El caso ucraniano ha sido más perjudicial para Trump que el caso ruso, aunque ambos tuvieron un mismo objetivo: perjudicar a sus rivales electorales. Pero el caso ruso es demasiado complejo, involucra a la CIA, al FBI, hay triangulaciones, Wikileaks, que hacen difícil entenderlo del todo. En cambio, el testimonio de un informante, que según el New York Times es un agente de la CIA, reveló el diálogo de Trump con Zelenski.
Trump admitió esta conversación. Pero sostiene que es su deber acordar con otros mandatarios en una cruzada contra la corrupción. Nada reprochable hay en eso, para él. Y por eso, ha dicho que no colaborará con el Congreso y ha prohibido a colaboradores testificar ante el Comité Judicial de la Cámara de Representantes, aunque el embajador ante la Unión Europea, Gordon Sondland, llegará al Capitolio en esta semana.
En el proceso del ‘impeachment’, la Cámara Baja aprueba el proceso, mientras la Cámara Alta es la que enjuicia y sanciona. Y es aquí donde se les complica la cosa: la mayoría en el Senado es republicana y entre ellos, muy pocos están a favor de la salida de Trump. Predominaría la lealtad hacia el partido, por más irregularidades haya cometido el Mandatario.
“Si se presenta un proyecto de ley de destitución ante el Senado, instamos a todos los miembros del Senado a que dejen de lado las lealtades partidistas y cumplan sus propios deberes constitucionales con valentía y honestidad”, exhortaron en un comunicado 17 fiscales especiales de Watergate.
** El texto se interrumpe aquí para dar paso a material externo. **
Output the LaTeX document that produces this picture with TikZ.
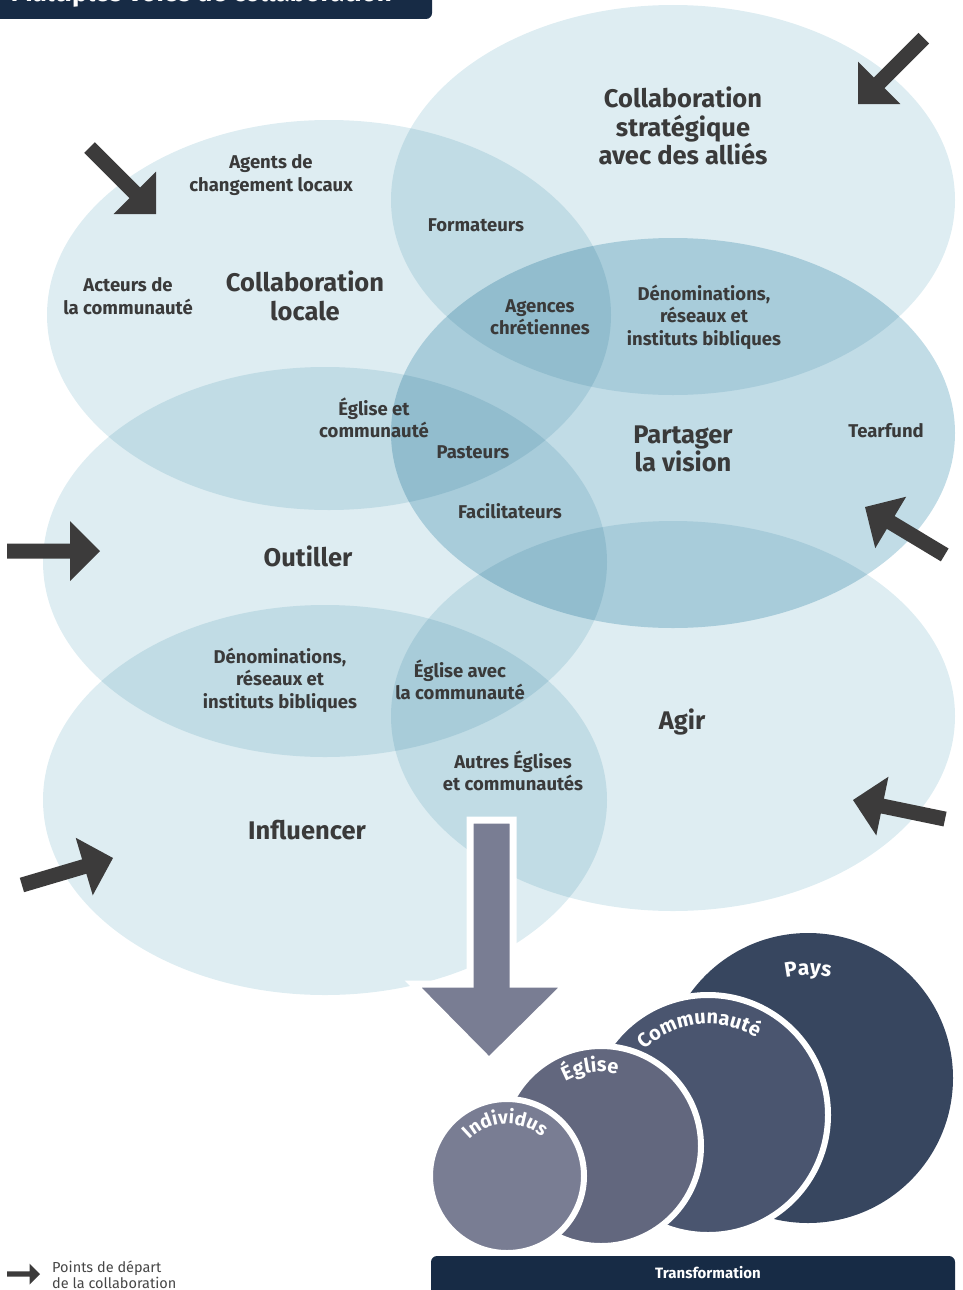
\documentclass[tikz,border=0pt]{standalone}
\usepackage{fontspec}
\setmainfont{Fira Sans}
\usetikzlibrary{shapes.geometric, decorations.text}

\definecolor{zone}{RGB}{222,237,242}
\definecolor{zonedark}{RGB}{193,220,230}
\definecolor{ink}{RGB}{58,58,58}
\definecolor{arrowgray}{RGB}{60,59,59}
\definecolor{navy}{RGB}{23,43,69}
\definecolor{slate}{RGB}{121,125,147}
\definecolor{paysc}{RGB}{55,70,95}
\definecolor{commc}{RGB}{74,85,111}
\definecolor{eglc}{RGB}{98,103,126}
\definecolor{indc}{RGB}{121,125,147}
\definecolor{legendc}{RGB}{70,70,70}

\tikzset{
  zonestyle/.style={ellipse, fill=zone, draw=none, minimum width=564pt, minimum height=390pt, inner sep=0pt, outer sep=0pt},
  lbl/.style={text=ink, font=\bfseries\fontsize{18.5}{22.5}\selectfont, align=center, inner sep=0pt},
  headlbl/.style={text=ink, font=\bfseries\fontsize{25.5}{28.5}\selectfont, align=center, inner sep=0pt},
  ringcircle/.style={circle, draw=white, line width=6pt, inner sep=0pt, outer sep=0pt},
  curvetext/.style 2 args={decorate, decoration={text along path, text align=center, text color=white, text={|\bfseries\fontsize{#1}{#1}\selectfont|#2}}},
}

% start-point arrow: tip x, tip y, rotation, length, scale
\newcommand{\startarrow}[5]{%
  \fill[arrowgray, shift={(#1,#2)}, rotate=#3, scale=#5]
    (0,0) -- (-30,30) -- (-30,7.5) -- (-#4,7.5) -- (-#4,-7.5) -- (-30,-7.5) -- (-30,-30) -- cycle;}

\begin{document}
\begin{tikzpicture}[x=1pt, y=-1pt]
\useasboundingbox (0,0) rectangle (962,1290);
\clip (0,0) rectangle (962,1290);

% title banner (cut at the top)
\fill[navy, rounded corners=6pt] (-20,-40) rectangle (432,19);
\node[anchor=base east, text=white, font=\bfseries\fontsize{26}{26}\selectfont, inner sep=0pt] (title) at (392,2) {Multiples voies de collaboration};

% zones
\begin{scope}[blend mode=multiply]
  \node[zonestyle] (strat) at (673,200) {};
  \node[zonestyle] (local) at (329,315) {};
  \node[zonestyle, fill=zonedark] (vision) at (673,433) {};
  \node[zonestyle] (outil) at (325,562) {};
  \node[zonestyle] (agir) at (673,716) {};
  \node[zonestyle] (influ) at (325,800) {};
\end{scope}

% labels
\node[headlbl] (hstrat) at (683,126) {Collaboration\\stratégique\\avec des alliés};
\node[headlbl] (hlocal) at (305,296) {Collaboration\\locale};
\node[headlbl] (hvision) at (683,449) {Partager\\la vision};
\node[headlbl] (houtil) at (308,556) {Outiller};
\node[headlbl] (hagir) at (682,722) {Agir};
\node[headlbl] (hinflu) at (307,830) {Influencer};

\node[lbl] (agents) at (271,175) {Agents de\\changement locaux};
\node[lbl] (acteurs) at (128,296) {Acteurs de\\la communauté};
\node[lbl] (formateurs) at (476,225) {Formateurs};
\node[lbl] (agences) at (540,317) {Agences\\chrétiennes};
\node[lbl] (denomA) at (704,317) {Dénominations,\\réseaux et\\instituts bibliques};
\node[lbl] (egliseA) at (374,418) {Église et\\communauté};
\node[lbl] (pasteurs) at (473,452) {Pasteurs};
\node[lbl] (tearfund) at (886,431) {Tearfund};
\node[lbl] (facil) at (510,511) {Facilitateurs};
\node[lbl] (denomB) at (280,680) {Dénominations,\\réseaux et\\instituts bibliques};
\node[lbl] (egliseB) at (460,680) {Église avec\\la communauté};
\node[lbl] (autres) at (513,771) {Autres Églises\\et communautés};

% start-point arrows
\startarrow{156}{214}{-45}{94}{1}
\startarrow{858}{104}{-135}{93}{1}
\startarrow{100}{551}{0}{93}{1}
\startarrow{865}{507}{149}{93}{1}
\startarrow{853}{800}{168.3}{94}{1}
\startarrow{113}{858}{16.5}{95}{1}

% big down arrow
\filldraw[fill=slate, draw=white, line width=7pt, line join=miter]
  (470,820) -- (513,820) -- (513,984) -- (567,984) -- (489,1061) -- (413,984) -- (470,984) -- cycle;

% circles
\node[circle, fill=paysc, minimum size=290pt, inner sep=0pt] (pays) at (808,1078) {};
\node[ringcircle, fill=commc, minimum size=240pt] (comm) at (708,1115) {};
\node[ringcircle, fill=eglc, minimum size=200pt] (egl) at (601,1146) {};
\node[ringcircle, fill=indc, minimum size=154pt] (ind) at (507,1176) {};

\path[curvetext={21}{Pays}] (pays.center) ++(-125:103) arc[start angle=-125, end angle=-55, radius=103];
\path[curvetext={20}{Communauté}] (comm.center) ++(-160:91) arc[start angle=-160, end angle=-32, radius=91];
\path[curvetext={20}{Église}] (egl.center) ++(-153:74) arc[start angle=-153, end angle=-43, radius=74];
\path[curvetext={19}{Individus}] (ind.center) ++(-170:52) arc[start angle=-170, end angle=-14, radius=52];

% transformation bar
\fill[navy, rounded corners=6pt] (431,1256) rectangle (955,1310);
\node[text=white, font=\bfseries\fontsize{15}{15}\selectfont, inner sep=0pt] (transf) at (708,1273) {Transformation};

% legend
\startarrow{40}{1274}{0}{94}{0.35}
\node[anchor=west, text=legendc, font=\fontsize{14.5}{16}\selectfont, align=left, inner sep=0pt] (legend) at (52,1275) {Points de départ\\de la collaboration};
\end{tikzpicture}
\end{document}
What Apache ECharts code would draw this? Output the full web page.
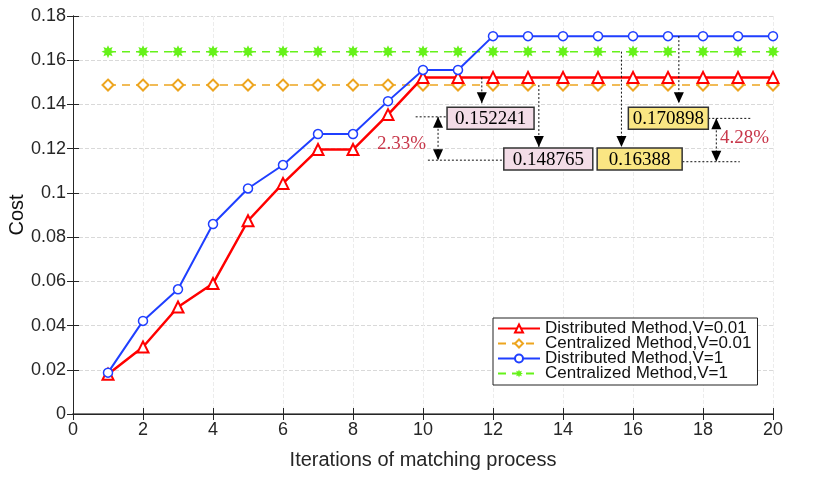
<!DOCTYPE html>
<html>
<head>
<meta charset="utf-8">
<script src="https://cdn.jsdelivr.net/npm/echarts@6/dist/echarts.min.js"></script>
<style>
  html, body { margin: 0; padding: 0; background: #fff; }
  #chart { width: 830px; height: 481px; }
</style>
</head>
<body>
<div id="chart"></div>
<script>
// chart data
var iterations = [1, 2, 3, 4, 5, 6, 7, 8, 9, 10, 11, 12, 13, 14, 15, 16, 17, 18, 19, 20];
var distV001 = [0.0180, 0.0303, 0.0484, 0.0590, 0.0874, 0.1043, 0.1196, 0.1196, 0.1354, 0.152241,
  0.152241, 0.152241, 0.152241, 0.152241, 0.152241, 0.152241, 0.152241, 0.152241, 0.152241, 0.152241];
var centV001 = [0.148765, 0.148765, 0.148765, 0.148765, 0.148765, 0.148765, 0.148765, 0.148765, 0.148765, 0.148765,
  0.148765, 0.148765, 0.148765, 0.148765, 0.148765, 0.148765, 0.148765, 0.148765, 0.148765, 0.148765];
var distV1 = [0.0187, 0.0421, 0.0564, 0.0859, 0.1020, 0.1126, 0.1266, 0.1266, 0.1415, 0.1556,
  0.1556, 0.170898, 0.170898, 0.170898, 0.170898, 0.170898, 0.170898, 0.170898, 0.170898, 0.170898];
var centV1 = [0.16388, 0.16388, 0.16388, 0.16388, 0.16388, 0.16388, 0.16388, 0.16388, 0.16388, 0.16388,
  0.16388, 0.16388, 0.16388, 0.16388, 0.16388, 0.16388, 0.16388, 0.16388, 0.16388, 0.16388];
var seriesNames = ['Distributed Method,V=0.01', 'Centralized Method,V=0.01', 'Distributed Method,V=1', 'Centralized Method,V=1'];

// annotation boxes (data coords) and labels
var boxLabels = ['0.152241', '0.148765', '0.16388', '0.170898'];
var boxCenters = [[11.93, 0.1338], [13.58, 0.1153], [16.19, 0.1153], [17.01, 0.1338]];
var gapLabels = ['2.33%', '4.28%'];

function pairs(ys) {
  return ys.map(function (y, i) { return [iterations[i], y]; });
}

// 8-point asterisk marker
function starPath() {
  var pts = [];
  for (var i = 0; i < 16; i++) {
    var r = i % 2 === 0 ? 10 : 5.5;
    var a = Math.PI * i / 8 - Math.PI / 2;
    pts.push((10 + r * Math.cos(a)).toFixed(2) + ' ' + (10 + r * Math.sin(a)).toFixed(2));
  }
  return 'path://M' + pts.join(' L') + ' Z';
}

var axisFont = { fontFamily: 'Liberation Sans', fontSize: 18, color: '#262626', margin: 7 };

var chart = echarts.init(document.getElementById('chart'));
var option = {
  animation: false,
  backgroundColor: '#fff',
  grid: { left: 73, right: 57, top: 16, bottom: 67, outerBoundsMode: 'none', containLabel: false },
  legend: {
    orient: 'vertical',
    left: 493, top: 318,
    itemGap: -2,
    itemWidth: 42, itemHeight: 10,
    padding: [2, 6, 3, 4],
    borderColor: '#222', borderWidth: 1,
    backgroundColor: '#fff',
    textStyle: { fontFamily: 'Liberation Sans', fontSize: 17, color: '#111', lineHeight: 15 },
    data: seriesNames
  },
  xAxis: [{
    type: 'value', min: 0, max: 20, interval: 2,
    name: 'Iterations of matching process', nameLocation: 'middle', nameGap: 36,
    nameTextStyle: { fontFamily: 'Liberation Sans', fontSize: 20, color: '#262626' },
    axisLine: { lineStyle: { color: '#808080', width: 2 } },
    axisTick: { inside: true, length: 6, lineStyle: { color: '#262626' } },
    axisLabel: axisFont,
    splitLine: { show: true, lineStyle: { type: 'dashed', color: '#ececec' } }
  }, {
    type: 'value', min: 0, max: 20, interval: 2, position: 'top',
    axisLine: { lineStyle: { color: '#262626' } },
    axisTick: { inside: true, length: 6, lineStyle: { color: '#262626' } },
    axisLabel: { show: false }, splitLine: { show: false }
  }],
  yAxis: [{
    type: 'value', min: 0, max: 0.18, interval: 0.02,
    name: 'Cost', nameLocation: 'middle', nameGap: 46, nameMoveOverlap: false,
    nameTextStyle: { fontFamily: 'Liberation Sans', fontSize: 20, color: '#111' },
    axisLine: { show: true, lineStyle: { color: '#262626' } },
    axisTick: { show: true, inside: true, length: 6, lineStyle: { color: '#262626' } },
    axisLabel: axisFont,
    splitLine: { show: true, lineStyle: { type: 'dashed', color: '#d9d9d9' } }
  }, {
    type: 'value', min: 0, max: 0.18, interval: 0.02, position: 'right',
    axisLine: { show: true, lineStyle: { color: '#262626' } },
    axisTick: { show: true, inside: true, length: 6, lineStyle: { color: '#262626' } },
    axisLabel: { show: false }, splitLine: { show: false }
  }],
  series: [{
    name: seriesNames[1], type: 'line', data: pairs(centV001), z: 2,
    symbol: 'diamond', symbolSize: 11,
    itemStyle: { color: '#fff', borderColor: '#EDA51F', borderWidth: 2 },
    lineStyle: { color: '#EDA51F', width: 1.5, type: [8, 6] },
    color: '#EDA51F'
  }, {
    name: seriesNames[3], type: 'line', data: pairs(centV1), z: 2,
    symbol: starPath(), symbolSize: 13,
    itemStyle: { color: '#66F21A' },
    lineStyle: { color: '#66F21A', width: 1.5, type: [8, 6] },
    color: '#66F21A'
  }, {
    name: seriesNames[0], type: 'line', data: pairs(distV001), z: 3,
    symbol: 'triangle', symbolSize: 11,
    itemStyle: { color: '#fff', borderColor: '#FF0000', borderWidth: 2 },
    lineStyle: { color: '#FF0000', width: 2.5 },
    color: '#FF0000'
  }, {
    name: seriesNames[2], type: 'line', data: pairs(distV1), z: 3,
    symbol: 'circle', symbolSize: 9,
    itemStyle: { color: '#fff', borderColor: '#1F3FFF', borderWidth: 1.5 },
    lineStyle: { color: '#1F3FFF', width: 2 },
    color: '#1F3FFF'
  }]
};
chart.setOption(option);

function px(x, y) { return chart.convertToPixel({ xAxisIndex: 0, yAxisIndex: 0 }, [x, y]); }

var els = [];
function dotted(a, b) {
  var p = px(a[0], a[1]), q = px(b[0], b[1]);
  els.push({ type: 'line', z: 50, shape: { x1: p[0], y1: p[1], x2: q[0], y2: q[1] },
    style: { stroke: '#111', lineWidth: 1, lineDash: [2, 2] } });
}
function head(tip, dir) {
  // dir 1 = pointing down, -1 = pointing up
  var t = px(tip[0], tip[1]);
  els.push({ type: 'polygon', z: 51, shape: { points: [[t[0], t[1]], [t[0] - 5, t[1] - 11 * dir], [t[0] + 5, t[1] - 11 * dir]] },
    style: { fill: '#000' } });
}
function arrowDown(x, yFrom, yTo) {
  dotted([x, yFrom], [x, yTo]);
  head([x, yTo], 1);
}
function dblArrow(x, yTop, yBot) {
  dotted([x, yTop], [x, yBot]);
  head([x, yTop], -1);
  head([x, yBot], 1);
}

arrowDown(11.68, 0.152241, 0.1405);
arrowDown(13.31, 0.148765, 0.1208);
arrowDown(15.67, 0.16388, 0.1208);
arrowDown(17.31, 0.170898, 0.1405);

dblArrow(10.43, 0.1344, 0.1148);
dotted([9.79, 0.1344], [10.69, 0.1344]);
dotted([10.14, 0.1148], [12.31, 0.1148]);
dblArrow(18.38, 0.1337, 0.1141);
dotted([18.15, 0.1337], [19.38, 0.1337]);
dotted([17.41, 0.1141], [19.05, 0.1141]);

var boxFills = ['#F3DCE7', '#F3DCE7', '#FAE683', '#FAE683'];
var boxWidths = [87, 89, 85, 80];
boxLabels.forEach(function (label, i) {
  var c = px(boxCenters[i][0], boxCenters[i][1]);
  var w = boxWidths[i], h = 22;
  els.push({ type: 'rect', z: 52, shape: { x: c[0] - w / 2, y: c[1] - h / 2, width: w, height: h },
    style: { fill: boxFills[i], stroke: '#333', lineWidth: 1.5 } });
  els.push({ type: 'text', z: 53, x: c[0], y: c[1] + 1,
    style: { text: label, fill: '#000', font: '19px "Liberation Serif"', align: 'center', verticalAlign: 'middle' } });
});

var gapPos = [[9.39, 0.1221], [19.19, 0.1248]];
gapLabels.forEach(function (label, i) {
  var c = px(gapPos[i][0], gapPos[i][1]);
  els.push({ type: 'text', z: 53, x: c[0], y: c[1],
    style: { text: label, fill: '#C8374A', font: '19px "Liberation Serif"', align: 'center', verticalAlign: 'middle' } });
});

chart.setOption({ graphic: els });
</script>
</body>
</html>
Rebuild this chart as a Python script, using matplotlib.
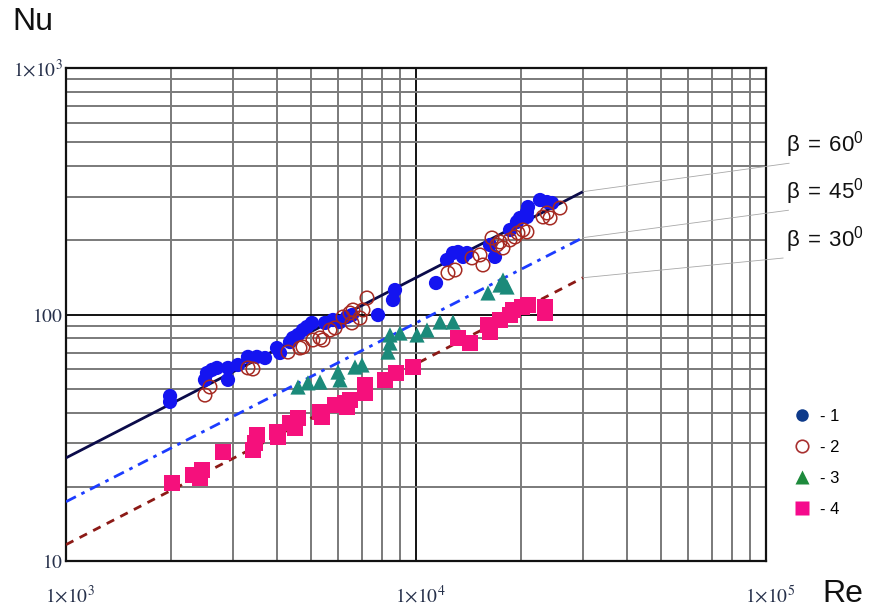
import matplotlib
matplotlib.use("Agg")
import matplotlib.pyplot as plt
from matplotlib.lines import Line2D
from matplotlib.ticker import LogLocator, NullFormatter
from matplotlib.transforms import ScaledTranslation

plt.rcParams['mathtext.fontset'] = 'stix'
plt.rcParams['font.family'] = ['Liberation Sans', 'DejaVu Sans']

# ---------------- data ----------------
re1 = [1983, 1983, 2495, 2528, 2613, 2700, 2903, 2903, 3100, 3311, 3513, 3704, 4008, 4088,
       4365, 4452, 4601, 4754, 4881, 5044, 5495, 5793, 6065, 6351, 6562, 7790, 8595, 8710,
       11408, 12262, 12757, 13183, 13624, 13987, 16270, 16814, 18561, 19428, 19815, 20749,
       20893, 20749, 22617, 23683, 24475]
nu1 = [46.7, 44.2, 54.3, 57.9, 59.6, 60.7, 54.3, 60.7, 62.4, 67.3, 67.3, 66.6, 73.1, 69.8,
       77.3, 80.3, 82.6, 86.5, 89.0, 92.4, 92.4, 95.0, 93.2, 97.7, 99.5, 99.5, 114.5, 125.7,
       134.2, 166.4, 177.6, 179.3, 171.2, 177.6, 191.4, 171.2, 220.2, 237.3, 246.3, 260.5,
       272.9, 248.6, 291.4, 285.9, 283.3]

re2 = [2495, 2578, 3311, 3421, 4309, 4662, 4754, 5076, 5318, 5424, 5679, 5870, 6185, 6476,
       6607, 6562, 6918, 7056, 7244, 12342, 12925, 14454, 15235, 15538, 16487, 17036, 17378,
       17725, 18561, 19174, 19556, 20211, 20749, 23068, 23683, 24155, 25790]
nu2 = [47.1, 50.8, 60.7, 60.1, 70.4, 73.1, 73.8, 78.8, 80.3, 78.8, 86.5, 88.2, 97.7, 101.4,
       104.3, 92.4, 96.8, 104.3, 116.7, 147.4, 151.5, 169.6, 174.4, 158.8, 204.4, 191.4, 196.9,
       186.1, 200.6, 206.3, 214.2, 220.2, 216.2, 248.6, 258.1, 246.3, 270.4]

re3 = [4601, 4912, 5318, 5986, 6065, 6694, 7010, 8318, 8427, 8427, 9000, 10066, 10750,
       11712, 12757, 16058, 17378, 17725, 18197]
nu3 = [50.8, 52.8, 53.2, 58.4, 54.3, 61.2, 62.4, 70.4, 76.6, 82.6, 84.1, 82.6, 86.5,
       93.2, 93.2, 122.3, 131.7, 138.0, 129.3]

re4 = [2009, 2307, 2446, 2415, 2809, 3467, 3513, 3421, 4008, 4034, 4365, 4601, 4511, 5318,
       5388, 5870, 6267, 6476, 6351, 7150, 7150, 8157, 8768, 9804, 13183, 14266, 16058, 16270,
       17378, 18561, 18923, 20081, 20893, 23373, 23373]
nu4 = [20.7, 22.3, 23.4, 21.7, 27.7, 30.1, 32.4, 28.2, 33.4, 31.8, 36.3, 38.0, 34.6, 40.2,
       38.4, 43.0, 43.7, 45.0, 42.2, 48.0, 51.8, 54.3, 57.9, 61.2, 80.3, 76.6, 90.7, 84.9,
       95.0, 99.5, 104.3, 107.3, 109.3, 107.3, 101.4]

fit_re = [1000, 30000]
fit_nu60 = [26.2, 315]
fit_nu45 = [17.4, 205]
fit_nu30 = [11.65, 141]

beta_labels = ['60', '45', '30']
legend_labels = ['- 1', '- 2', '- 3', '- 4']
xtick_vals = [1e3, 1e4, 1e5]
xtick_labels = [r'$1{\times}10^{3}$', r'$1{\times}10^{4}$', r'$1{\times}10^{5}$']
ytick_vals = [10, 100, 1000]
ytick_labels = [r'$10$', r'$100$', r'$1{\times}10^{3}$']

# ---------------- figure ----------------
W, H = 869, 609
fig = plt.figure(figsize=(W / 100, H / 100), dpi=100)
fig.patch.set_facecolor('white')
ax = fig.add_axes([66 / W, 1 - 561 / H, 700 / W, 493 / H])
ax.set_xscale('log')
ax.set_yscale('log')
ax.set_xlim(1e3, 1e5)
ax.set_ylim(10, 1e3)

ax.xaxis.set_minor_locator(LogLocator(base=10, subs=range(2, 10)))
ax.yaxis.set_minor_locator(LogLocator(base=10, subs=range(2, 10)))
ax.xaxis.set_minor_formatter(NullFormatter())
ax.yaxis.set_minor_formatter(NullFormatter())
ax.grid(which='minor', color='#7a7a7a', lw=1.4, zorder=0)
ax.grid(which='major', color='#000000', lw=1.3, zorder=0)
ax.set_axisbelow(True)
for sp in ax.spines.values():
    sp.set_linewidth(1.6)
    sp.set_color('#111111')

ax.set_xticks(xtick_vals)
ax.set_xticklabels(xtick_labels)
ax.set_yticks(ytick_vals)
ax.set_yticklabels(ytick_labels)
ax.tick_params(which='both', length=0)
ax.tick_params(axis='x', pad=17, labelsize=14, labelcolor='#26304a')
ax.tick_params(axis='y', pad=2, labelsize=14, labelcolor='#26304a')
for lab in ax.get_xticklabels():
    lab.set_transform(lab.get_transform() + ScaledTranslation(4 / 100, 0, fig.dpi_scale_trans))

# fit lines
ax.plot(fit_re, fit_nu60, color='#0b0b4a', lw=2.0, zorder=3, solid_capstyle='butt')
ax.plot(fit_re, fit_nu45, color='#1c3cff', lw=2.0, zorder=3, dashes=(4, 2.2, 1.3, 2.2))
ax.plot(fit_re, fit_nu30, color='#8c1a16', lw=2.0, zorder=3, dashes=(3, 2.5))

# data
ax.scatter(re1, nu1, s=105, marker='o', color='#1414f0', edgecolors='none', zorder=4)
ax.scatter(re2, nu2, s=95, marker='o', facecolors='none', edgecolors='#a52a22', lw=1.1, zorder=4)
ax.scatter(re3, nu3, s=120, marker='^', color='#1b8a7a', edgecolors='none', zorder=4)
ax.scatter(re4, nu4, s=135, marker='s', color='#f5107c', edgecolors='none', zorder=4)

# beta annotations with leader lines
label_y = [464, 417, 369]
for lbl, nu_fit, yy in zip(beta_labels, [fit_nu60, fit_nu45, fit_nu30], label_y):
    ax.annotate(r'$\mathregular{\beta\ =\ ' + lbl + r'^{0}}$', xy=(fit_re[-1], nu_fit[-1]),
                xycoords='data', xytext=(786, yy), textcoords='figure pixels',
                ha='left', va='center', fontsize=16, color='#111111',
                annotation_clip=False,
                arrowprops=dict(arrowstyle='-', color='#a8a8a8', lw=0.6,
                                shrinkA=0, shrinkB=0, relpos=(0.3, 0.0)))

# axis titles
fig.text(12 / W, 1 - 22 / H, 'Nu', fontsize=23, ha='left', va='center', color='#111111')
fig.text(822 / W, 1 - 594 / H, 'Re', fontsize=23, ha='left', va='center', color='#111111')

# legend
handles = [
    Line2D([], [], ls='', marker='o', ms=9, color='#0d3a8a', mec='none'),
    Line2D([], [], ls='', marker='o', ms=9, mfc='none', mec='#a83030', mew=1.2),
    Line2D([], [], ls='', marker='^', ms=10, color='#1e8a3c', mec='none'),
    Line2D([], [], ls='', marker='s', ms=10, color='#f50a8c', mec='none'),
]
fig.legend(handles, legend_labels, loc='center left',
           bbox_to_anchor=(785 / W, 1 - 463 / H), frameon=False, fontsize=12,
           handlelength=1.0, handletextpad=0.6, labelspacing=0.95, borderpad=0)

fig.savefig('out.png', dpi=100, facecolor='white')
Ninguno de los presidentes anteriores fue destituido. Johnson y Clinton fueron absueltos; Nixon renunció porque fue abandonado por casi todos los republicanos. Trump, pese a todo, goza de simpatía entre sus electores duros. Solo dos días después de que se iniciara el proceso, el 24 de septiembre, recaudó USD 8,5 millones, un récord en aportaciones de una campaña presidencial.